--- Start RECORDS PROVIDED ---
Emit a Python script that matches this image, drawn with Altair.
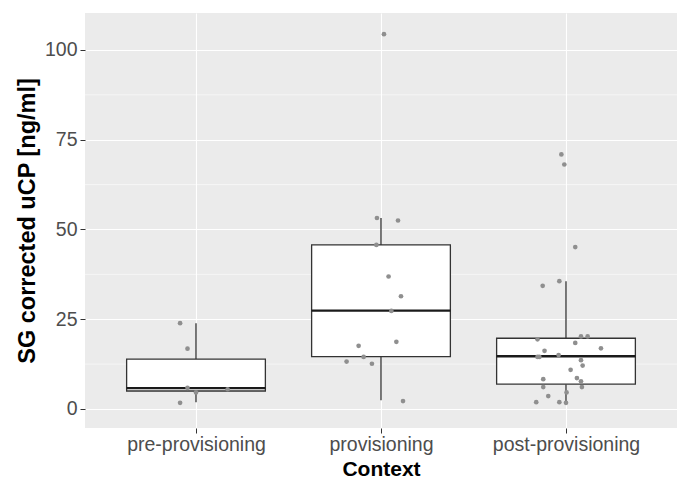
import altair as alt
import pandas as pd

categories = ["pre-provisioning", "provisioning", "post-provisioning"]

pre_values = [23.9, 16.8, 5.9, 4.6, 5.5, 1.7]
pre_jitter = [-0.086, -0.046, -0.046, 0.0, 0.171, -0.086]

prov_values = [104.4, 53.2, 52.5, 45.7, 36.9, 31.4, 27.3, 18.7, 17.6, 14.5, 13.2, 12.6, 2.2]
prov_jitter = [0.016, -0.022, 0.092, -0.025, 0.041, 0.108, 0.056, 0.083, -0.121, -0.094, -0.186, -0.049, 0.119]

post_values = [70.9, 68.1, 45.1, 35.6, 34.3, 19.4, 20.2, 20.2, 18.4, 16.9, 16.2, 15.0, 14.5, 14.5,
               13.6, 12.1, 10.9, 8.3, 8.6, 7.7, 6.1, 6.1, 4.6, 3.6, 1.9, 1.9, 1.7]
post_jitter = [-0.025, -0.009, 0.050, -0.036, -0.126, -0.154, 0.081, 0.117, 0.050, 0.189, -0.116, -0.040,
               -0.154, -0.144, 0.081, 0.090, 0.025, -0.123, 0.059, 0.081, -0.123, 0.086, 0.003, -0.096,
               -0.161, -0.036, 0.0]

box_lower = [1.9, 2.4, 1.7]
box_q1 = [5.0, 14.6, 6.9]
box_median = [5.8, 27.4, 14.7]
box_q3 = [13.9, 45.7, 19.7]
box_upper = [23.9, 53.2, 35.6]

y_ticks = [0, 25, 50, 75, 100]
y_minor = [12.5, 37.5, 62.5, 87.5]
BOX_HALF = 0.375

rows = []
for i, (vals, jit) in enumerate([(pre_values, pre_jitter), (prov_values, prov_jitter), (post_values, post_jitter)]):
    for v, j in zip(vals, jit):
        rows.append({"context": categories[i], "xpos": i + 1 + j, "value": v})
points = pd.DataFrame(rows)

positions = [1, 2, 3]
boxes = pd.DataFrame({
    "context": categories,
    "pos": positions,
    "left": [p - BOX_HALF for p in positions],
    "right": [p + BOX_HALF for p in positions],
    "lower": box_lower,
    "q1": box_q1,
    "median": box_median,
    "q3": box_q3,
    "upper": box_upper,
})

FONT = "Liberation Sans"
xscale = alt.Scale(domain=[0.4, 3.6], nice=False, zero=False)
yscale = alt.Scale(domain=[-5.3, 110.3], nice=False, zero=False)

label_expr = "[" + ",".join("'" + c + "'" for c in categories) + "][datum.value - 1]"

x_axis = alt.Axis(
    values=positions, labelExpr=label_expr, title="Context",
    grid=True, gridColor="white", gridWidth=1.1, domain=False,
    tickColor="#333333", tickSize=5, tickWidth=1,
    labelColor="#4D4D4D", labelFontSize=19.5, labelFont=FONT, labelPadding=2,
    labelFlush=False, labelOverlap=False,
    titleFont=FONT, titleFontSize=21, titleFontWeight="bold", titleColor="black",
    titleX=296, titleY=41.5, titleBaseline="middle", titleAlign="center",
)
y_axis = alt.Axis(
    values=y_ticks, title="SG corrected uCP [ng/ml]",
    grid=True, gridColor="white", gridWidth=1.1, domain=False,
    tickColor="#333333", tickSize=5, tickWidth=1,
    labelColor="#4D4D4D", labelFontSize=19.5, labelFont=FONT, labelPadding=3,
    labelFlush=False, labelOverlap=False,
    titleFont=FONT, titleFontSize=23.5, titleFontWeight="bold", titleColor="black",
    titleX=-58, titleY=207.5, titleBaseline="middle", titleAlign="center", titleAngle=270,
)


def X(field):
    return alt.X(field, scale=xscale, axis=x_axis)


def Y(field):
    return alt.Y(field, scale=yscale, axis=y_axis)


minor = alt.Chart(pd.DataFrame({"m": y_minor})).mark_rule(color="white", strokeWidth=0.55).encode(
    y=Y("m:Q")
)

base = alt.Chart(boxes)
whisk_up = base.mark_rule(color="#333333", strokeWidth=1.3).encode(
    x=X("pos:Q"), y=Y("q3:Q"), y2="upper"
)
whisk_lo = base.mark_rule(color="#333333", strokeWidth=1.3).encode(
    x=X("pos:Q"), y=Y("lower:Q"), y2="q1"
)
box = base.mark_bar(fill="white", stroke="#333333", strokeWidth=1.3).encode(
    x=X("left:Q"), x2="right", y=Y("q1:Q"), y2="q3"
)
med = base.mark_rule(color="#1A1A1A", strokeWidth=2.4).encode(
    x=X("left:Q"), x2="right", y=Y("median:Q")
)
pts = alt.Chart(points).mark_circle(size=22, color="#8F8F8F", opacity=1).encode(
    x=X("xpos:Q"), y=Y("value:Q")
)

chart = alt.layer(minor, whisk_up, whisk_lo, box, med, pts).properties(
    width=592, height=415,
    padding={"left": 85, "top": 13, "right": 5, "bottom": 52},
    autosize=alt.AutoSizeParams(type="none"),
    background="white",
).configure_view(fill="#EBEBEB", strokeWidth=0)

chart.save("out.html", embed_options={"renderer": "svg", "actions": False})
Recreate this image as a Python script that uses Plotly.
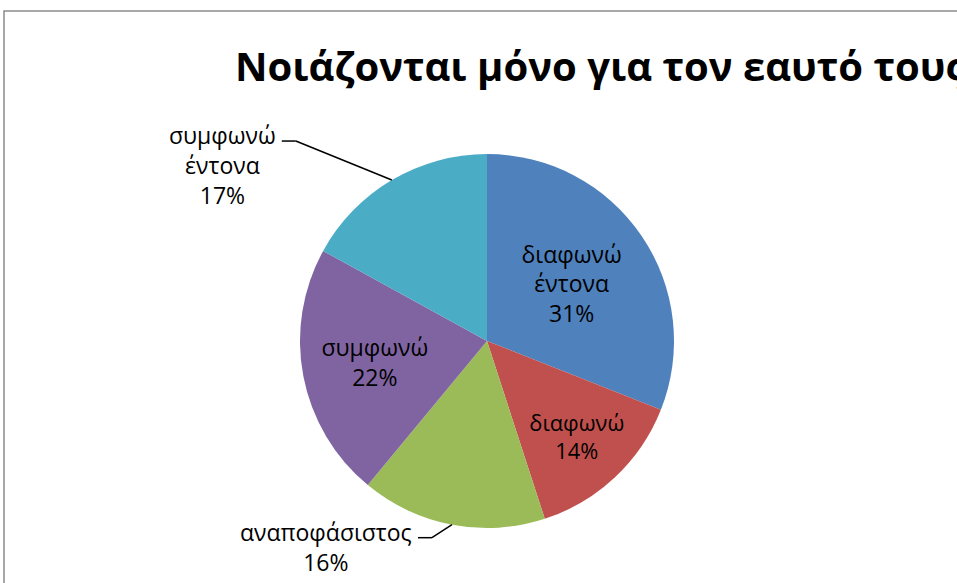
--- End RECORDS PROVIDED ---
§ **REQUIRED TASK**
Quote the records above exactly, from the first line through the line containing "-0.186, -0.049, 0.119]", and leave out the pictures.

§ **SOLUTION TO THIS EXERCISE**
Emit a Python script that matches this image, drawn with Altair.
import altair as alt
import pandas as pd

categories = ["pre-provisioning", "provisioning", "post-provisioning"]

pre_values = [23.9, 16.8, 5.9, 4.6, 5.5, 1.7]
pre_jitter = [-0.086, -0.046, -0.046, 0.0, 0.171, -0.086]

prov_values = [104.4, 53.2, 52.5, 45.7, 36.9, 31.4, 27.3, 18.7, 17.6, 14.5, 13.2, 12.6, 2.2]
prov_jitter = [0.016, -0.022, 0.092, -0.025, 0.041, 0.108, 0.056, 0.083, -0.121, -0.094, -0.186, -0.049, 0.119]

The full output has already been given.